Information supplied:
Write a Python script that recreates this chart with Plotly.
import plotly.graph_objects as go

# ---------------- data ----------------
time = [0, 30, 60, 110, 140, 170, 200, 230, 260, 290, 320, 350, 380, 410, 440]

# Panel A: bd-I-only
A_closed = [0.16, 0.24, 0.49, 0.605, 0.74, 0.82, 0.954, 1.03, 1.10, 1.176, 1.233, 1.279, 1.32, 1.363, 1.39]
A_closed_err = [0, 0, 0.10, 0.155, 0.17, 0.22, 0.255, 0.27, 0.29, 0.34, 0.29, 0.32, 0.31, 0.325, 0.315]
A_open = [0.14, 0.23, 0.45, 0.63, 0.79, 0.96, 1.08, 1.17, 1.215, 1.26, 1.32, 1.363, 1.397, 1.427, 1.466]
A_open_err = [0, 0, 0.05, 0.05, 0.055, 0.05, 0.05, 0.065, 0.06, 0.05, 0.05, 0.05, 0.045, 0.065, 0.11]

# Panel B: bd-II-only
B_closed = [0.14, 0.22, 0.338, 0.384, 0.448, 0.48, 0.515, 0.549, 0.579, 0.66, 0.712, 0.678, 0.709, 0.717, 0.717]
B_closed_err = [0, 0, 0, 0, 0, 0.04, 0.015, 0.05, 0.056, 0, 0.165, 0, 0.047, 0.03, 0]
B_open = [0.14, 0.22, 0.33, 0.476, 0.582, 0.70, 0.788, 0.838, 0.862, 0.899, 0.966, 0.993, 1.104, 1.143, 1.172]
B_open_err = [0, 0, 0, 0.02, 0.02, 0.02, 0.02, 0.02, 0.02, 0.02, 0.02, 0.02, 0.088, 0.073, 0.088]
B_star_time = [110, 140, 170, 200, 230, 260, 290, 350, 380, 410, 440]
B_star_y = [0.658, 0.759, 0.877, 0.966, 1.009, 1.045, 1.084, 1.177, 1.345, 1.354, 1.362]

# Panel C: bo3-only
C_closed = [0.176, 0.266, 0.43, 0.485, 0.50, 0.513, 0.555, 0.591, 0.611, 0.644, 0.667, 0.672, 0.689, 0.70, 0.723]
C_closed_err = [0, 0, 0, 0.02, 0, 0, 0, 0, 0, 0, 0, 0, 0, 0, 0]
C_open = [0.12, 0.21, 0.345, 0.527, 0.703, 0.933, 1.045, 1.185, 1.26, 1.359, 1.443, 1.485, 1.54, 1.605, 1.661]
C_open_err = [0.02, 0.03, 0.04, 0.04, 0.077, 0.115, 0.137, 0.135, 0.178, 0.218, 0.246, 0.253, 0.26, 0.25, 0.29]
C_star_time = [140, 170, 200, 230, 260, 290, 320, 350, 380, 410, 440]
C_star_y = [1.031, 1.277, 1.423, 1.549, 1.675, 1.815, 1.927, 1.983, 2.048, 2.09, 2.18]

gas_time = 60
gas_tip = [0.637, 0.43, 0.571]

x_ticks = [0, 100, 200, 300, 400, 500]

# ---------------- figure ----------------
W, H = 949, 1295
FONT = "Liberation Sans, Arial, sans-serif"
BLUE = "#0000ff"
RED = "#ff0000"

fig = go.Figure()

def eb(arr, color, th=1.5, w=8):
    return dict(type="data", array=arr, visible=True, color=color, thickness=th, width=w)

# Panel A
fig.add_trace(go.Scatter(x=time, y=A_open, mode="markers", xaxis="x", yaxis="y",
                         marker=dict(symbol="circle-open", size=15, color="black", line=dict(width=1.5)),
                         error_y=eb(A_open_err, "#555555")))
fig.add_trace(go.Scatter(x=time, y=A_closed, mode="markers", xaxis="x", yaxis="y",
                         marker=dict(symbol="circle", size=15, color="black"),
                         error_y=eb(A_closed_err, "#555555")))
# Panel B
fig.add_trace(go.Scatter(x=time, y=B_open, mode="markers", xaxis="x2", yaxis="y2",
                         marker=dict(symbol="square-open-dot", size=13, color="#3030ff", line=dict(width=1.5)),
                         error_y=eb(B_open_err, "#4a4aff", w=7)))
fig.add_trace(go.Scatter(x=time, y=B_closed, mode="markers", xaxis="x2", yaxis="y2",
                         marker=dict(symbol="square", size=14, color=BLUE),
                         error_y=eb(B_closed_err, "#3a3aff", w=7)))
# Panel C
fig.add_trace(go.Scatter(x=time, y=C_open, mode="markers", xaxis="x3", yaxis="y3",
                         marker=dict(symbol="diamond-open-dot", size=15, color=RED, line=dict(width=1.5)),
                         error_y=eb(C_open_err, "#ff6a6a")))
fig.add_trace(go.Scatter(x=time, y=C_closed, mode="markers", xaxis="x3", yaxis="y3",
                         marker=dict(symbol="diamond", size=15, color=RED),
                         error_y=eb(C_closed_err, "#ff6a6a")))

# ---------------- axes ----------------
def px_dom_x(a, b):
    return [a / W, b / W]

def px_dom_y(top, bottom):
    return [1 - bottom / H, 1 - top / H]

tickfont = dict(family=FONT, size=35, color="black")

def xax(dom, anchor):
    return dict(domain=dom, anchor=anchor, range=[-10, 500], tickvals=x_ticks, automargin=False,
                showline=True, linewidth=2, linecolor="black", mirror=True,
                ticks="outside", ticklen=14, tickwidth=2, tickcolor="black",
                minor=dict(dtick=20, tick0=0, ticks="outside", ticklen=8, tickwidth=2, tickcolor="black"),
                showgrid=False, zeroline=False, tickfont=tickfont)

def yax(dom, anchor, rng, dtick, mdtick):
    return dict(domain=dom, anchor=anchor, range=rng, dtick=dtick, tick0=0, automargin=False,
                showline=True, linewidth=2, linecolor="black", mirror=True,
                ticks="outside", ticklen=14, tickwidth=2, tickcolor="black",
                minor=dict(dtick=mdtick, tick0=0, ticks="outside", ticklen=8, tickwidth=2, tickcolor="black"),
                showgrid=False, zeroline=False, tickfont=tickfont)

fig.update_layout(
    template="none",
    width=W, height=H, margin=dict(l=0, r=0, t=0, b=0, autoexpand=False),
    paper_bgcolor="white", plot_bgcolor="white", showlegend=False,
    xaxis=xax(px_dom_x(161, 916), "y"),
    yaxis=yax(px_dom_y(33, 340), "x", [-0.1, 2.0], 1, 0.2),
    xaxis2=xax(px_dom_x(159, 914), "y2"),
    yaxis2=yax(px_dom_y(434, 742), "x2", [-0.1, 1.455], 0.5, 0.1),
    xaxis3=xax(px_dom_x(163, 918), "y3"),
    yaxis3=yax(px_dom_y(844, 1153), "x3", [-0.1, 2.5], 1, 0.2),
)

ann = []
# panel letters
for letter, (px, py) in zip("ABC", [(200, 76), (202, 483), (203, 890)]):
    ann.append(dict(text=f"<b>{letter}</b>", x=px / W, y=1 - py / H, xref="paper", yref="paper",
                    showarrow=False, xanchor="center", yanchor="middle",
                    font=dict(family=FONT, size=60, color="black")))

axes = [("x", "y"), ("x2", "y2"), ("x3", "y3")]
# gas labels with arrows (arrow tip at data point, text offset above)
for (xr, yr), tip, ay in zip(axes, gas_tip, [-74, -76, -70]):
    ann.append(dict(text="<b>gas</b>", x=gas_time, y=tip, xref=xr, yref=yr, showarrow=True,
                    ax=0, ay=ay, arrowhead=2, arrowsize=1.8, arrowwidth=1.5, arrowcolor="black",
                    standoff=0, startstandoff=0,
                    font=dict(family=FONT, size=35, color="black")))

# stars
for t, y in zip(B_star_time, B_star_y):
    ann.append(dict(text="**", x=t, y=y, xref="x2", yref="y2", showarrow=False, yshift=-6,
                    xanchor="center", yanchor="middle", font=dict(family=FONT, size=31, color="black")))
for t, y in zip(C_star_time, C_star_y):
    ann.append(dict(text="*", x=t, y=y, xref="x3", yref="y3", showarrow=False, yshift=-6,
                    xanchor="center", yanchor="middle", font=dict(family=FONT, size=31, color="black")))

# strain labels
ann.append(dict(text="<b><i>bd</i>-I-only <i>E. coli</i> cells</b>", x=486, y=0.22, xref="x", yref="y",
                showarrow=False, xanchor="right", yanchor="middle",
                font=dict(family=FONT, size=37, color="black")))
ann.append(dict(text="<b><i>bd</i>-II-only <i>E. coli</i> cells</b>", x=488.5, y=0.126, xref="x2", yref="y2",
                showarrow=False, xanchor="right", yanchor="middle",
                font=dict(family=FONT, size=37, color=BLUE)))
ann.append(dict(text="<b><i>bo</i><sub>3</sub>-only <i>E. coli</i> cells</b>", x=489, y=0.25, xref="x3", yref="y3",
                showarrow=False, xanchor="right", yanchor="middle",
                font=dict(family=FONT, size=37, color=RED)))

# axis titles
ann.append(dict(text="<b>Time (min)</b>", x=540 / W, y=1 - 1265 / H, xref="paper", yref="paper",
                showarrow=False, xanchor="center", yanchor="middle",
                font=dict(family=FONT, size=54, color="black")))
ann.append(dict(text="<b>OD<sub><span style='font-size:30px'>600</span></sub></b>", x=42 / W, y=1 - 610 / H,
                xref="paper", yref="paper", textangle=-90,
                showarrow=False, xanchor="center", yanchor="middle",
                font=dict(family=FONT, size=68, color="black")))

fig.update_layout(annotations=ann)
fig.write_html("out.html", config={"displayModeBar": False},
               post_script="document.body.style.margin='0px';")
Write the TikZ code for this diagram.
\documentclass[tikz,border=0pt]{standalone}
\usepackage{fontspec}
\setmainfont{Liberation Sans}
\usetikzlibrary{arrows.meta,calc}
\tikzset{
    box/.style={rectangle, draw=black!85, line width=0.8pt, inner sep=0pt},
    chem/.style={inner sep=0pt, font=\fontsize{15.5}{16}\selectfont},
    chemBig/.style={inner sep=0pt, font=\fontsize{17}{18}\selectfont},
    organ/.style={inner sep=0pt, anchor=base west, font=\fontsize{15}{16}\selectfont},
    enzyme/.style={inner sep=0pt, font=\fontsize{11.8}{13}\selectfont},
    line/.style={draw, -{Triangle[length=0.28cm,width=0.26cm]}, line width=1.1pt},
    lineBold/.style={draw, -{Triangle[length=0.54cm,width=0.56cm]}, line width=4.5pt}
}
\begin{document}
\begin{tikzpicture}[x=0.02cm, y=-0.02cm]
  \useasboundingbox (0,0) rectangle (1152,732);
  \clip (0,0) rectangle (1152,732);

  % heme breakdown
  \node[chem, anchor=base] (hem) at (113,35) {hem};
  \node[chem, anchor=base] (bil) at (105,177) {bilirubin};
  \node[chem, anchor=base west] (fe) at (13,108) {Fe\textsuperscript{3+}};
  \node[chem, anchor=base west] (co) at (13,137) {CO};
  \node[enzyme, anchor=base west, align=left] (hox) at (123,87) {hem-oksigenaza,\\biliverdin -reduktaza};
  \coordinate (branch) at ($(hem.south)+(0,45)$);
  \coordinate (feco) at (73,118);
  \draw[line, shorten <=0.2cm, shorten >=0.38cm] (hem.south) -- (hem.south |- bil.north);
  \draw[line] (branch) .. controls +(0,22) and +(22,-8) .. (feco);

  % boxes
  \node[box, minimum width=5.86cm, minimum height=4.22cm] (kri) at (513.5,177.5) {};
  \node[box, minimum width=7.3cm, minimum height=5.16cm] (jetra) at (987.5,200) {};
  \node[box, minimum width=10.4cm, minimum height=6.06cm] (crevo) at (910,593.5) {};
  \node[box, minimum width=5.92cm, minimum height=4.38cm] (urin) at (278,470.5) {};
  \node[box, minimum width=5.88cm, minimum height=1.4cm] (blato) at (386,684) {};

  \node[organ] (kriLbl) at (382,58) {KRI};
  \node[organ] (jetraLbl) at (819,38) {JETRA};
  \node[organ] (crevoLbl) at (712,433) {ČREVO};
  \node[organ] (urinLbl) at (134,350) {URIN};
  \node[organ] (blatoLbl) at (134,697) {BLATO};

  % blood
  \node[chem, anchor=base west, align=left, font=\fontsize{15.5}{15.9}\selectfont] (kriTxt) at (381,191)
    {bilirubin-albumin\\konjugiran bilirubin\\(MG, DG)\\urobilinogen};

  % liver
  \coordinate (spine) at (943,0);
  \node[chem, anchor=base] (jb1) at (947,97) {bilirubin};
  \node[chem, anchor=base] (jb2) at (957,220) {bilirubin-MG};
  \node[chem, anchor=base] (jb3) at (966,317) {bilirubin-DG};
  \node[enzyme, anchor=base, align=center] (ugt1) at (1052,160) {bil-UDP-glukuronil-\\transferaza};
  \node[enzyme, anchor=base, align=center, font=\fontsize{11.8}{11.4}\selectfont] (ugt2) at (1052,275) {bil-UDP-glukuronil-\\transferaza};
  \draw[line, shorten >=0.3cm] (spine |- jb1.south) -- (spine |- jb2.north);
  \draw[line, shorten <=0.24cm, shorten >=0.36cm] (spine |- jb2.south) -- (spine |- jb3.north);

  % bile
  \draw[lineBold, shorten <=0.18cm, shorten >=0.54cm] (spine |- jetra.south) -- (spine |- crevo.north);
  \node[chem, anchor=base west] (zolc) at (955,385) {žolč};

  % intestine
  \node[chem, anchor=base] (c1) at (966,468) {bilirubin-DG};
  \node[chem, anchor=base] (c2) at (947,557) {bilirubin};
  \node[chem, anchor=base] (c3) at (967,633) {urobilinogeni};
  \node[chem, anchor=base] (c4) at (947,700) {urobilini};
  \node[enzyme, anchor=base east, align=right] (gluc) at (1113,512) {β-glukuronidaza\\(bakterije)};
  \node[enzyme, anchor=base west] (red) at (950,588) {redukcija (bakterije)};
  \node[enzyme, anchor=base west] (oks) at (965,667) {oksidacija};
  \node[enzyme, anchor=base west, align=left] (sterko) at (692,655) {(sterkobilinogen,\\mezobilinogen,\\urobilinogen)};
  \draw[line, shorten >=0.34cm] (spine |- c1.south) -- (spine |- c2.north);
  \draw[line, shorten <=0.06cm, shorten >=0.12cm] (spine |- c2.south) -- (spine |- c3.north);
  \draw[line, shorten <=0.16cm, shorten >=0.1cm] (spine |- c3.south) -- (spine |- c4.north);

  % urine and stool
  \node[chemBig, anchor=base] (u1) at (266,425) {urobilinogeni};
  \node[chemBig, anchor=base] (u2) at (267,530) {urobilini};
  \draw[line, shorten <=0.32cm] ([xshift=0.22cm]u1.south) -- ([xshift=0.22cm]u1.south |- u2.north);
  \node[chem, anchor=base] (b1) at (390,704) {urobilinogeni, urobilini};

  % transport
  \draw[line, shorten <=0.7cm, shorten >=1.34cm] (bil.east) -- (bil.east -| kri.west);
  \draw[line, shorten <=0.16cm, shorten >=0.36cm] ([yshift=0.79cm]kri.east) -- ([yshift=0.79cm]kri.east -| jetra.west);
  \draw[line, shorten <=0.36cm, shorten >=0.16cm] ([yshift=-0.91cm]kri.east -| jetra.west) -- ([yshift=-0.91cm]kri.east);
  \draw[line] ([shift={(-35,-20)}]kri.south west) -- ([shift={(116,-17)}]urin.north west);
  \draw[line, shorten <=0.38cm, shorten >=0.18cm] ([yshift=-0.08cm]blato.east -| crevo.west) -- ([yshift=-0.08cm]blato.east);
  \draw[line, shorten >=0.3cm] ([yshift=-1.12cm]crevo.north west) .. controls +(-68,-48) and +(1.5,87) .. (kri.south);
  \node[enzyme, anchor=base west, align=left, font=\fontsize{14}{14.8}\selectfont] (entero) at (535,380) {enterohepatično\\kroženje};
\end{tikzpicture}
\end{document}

Problem to work on: Using the material above, gather every line that includes "this".

Answer below:
Write a Python script that recreates this chart with Plotly.
Write the TikZ code for this diagram.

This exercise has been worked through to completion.